In 2008, having broken up a four-year-old relationship and resigned from my job as a professional folk dancer, I arrived in London full of excitement and hope.
I started out as an au-pair, but I was determined to launch my librarian career as I had just gained my Bachelor’s Degree in Hungary. Quite quickly I did manage to secure a Library Assistant job and I was soon promoted, so I became a Team Leader in a different branch. Alongside my library job, I established a Hungarian folk dance group and we represented our country and its tradition on many occasions. I am proud that the ensemble still exist and is doing really well.
Soon after my promotion I completed a CELTA (Certificate in English Teaching to Adults) as I have always loved the English language and I thought, once I retire and move back to Hungary, I’ll have something to fall back on. I went on maternity leave in 2011 and realised I did not really want to leave my baby with anyone else, so I applied for a career break to care for my daughter, and I was granted one.
Meanwhile, me and my partner (who is an English citizen) decided to relocate to Hungary – at least for as long as our daughter is small – so I could enjoy my family’s support. We sold our house in the UK (which was a huge mistake, I think) and relocated, with my partner carrying on doing his contracting work. Sadly, nothing worked out in the way we had thought, except, that our planned second daughter arrived in 2014. My partner’s workload became more and more scarce. Less and less projects, and two years after we had moved he had spent more time in Hungary, jobless, than in the UK working. Since then everything has been going downhill. Well before the referendum we decided to move back. We only wanted to wait until our second daughter is 4 – she is now 3 – so she could start school in London next year.
Unfortunately the referendum has happened in the meantime. I cried on the morning of 24 June after watching the news. I just could not believe it. I still cannot, really.
I have now spent four years away from the UK. During this period I became even more fond of the English language and the British culture. I still have one year to think through what I should do but I’m now scared. I have read many frightening stories about Eastern Europeans being abused after Brexit. I am deeply disappointed…
My daughters are mixed race and have dual citizenship. My younger one’s skin shows more her father’s Jamaican origin. I’m worried about THEM, mainly. They could be targeted in two ways: for being Hungarian and for having a black complexion. I have always thought that England was the place for everyone, a place of refuge (I do not mean it politically) where people can settle and live happily ever after. I am now having second thoughts…
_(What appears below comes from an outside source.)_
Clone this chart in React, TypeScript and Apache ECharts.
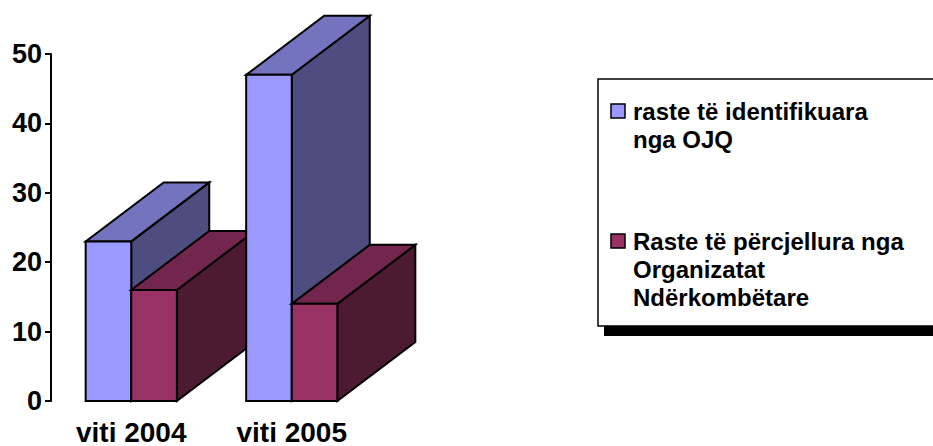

I try not to think about what if I had stayed in the UK, as I would now be eligible for Permanent Residency. As things are, however, my five years in London do not count at all.
I feel I have unexploited opportunities left behind. I still would like to carry on building my career as a librarian, make a start on my chartership to become a CILIP member, but most of all, I would like to provide my children with a prosperous future.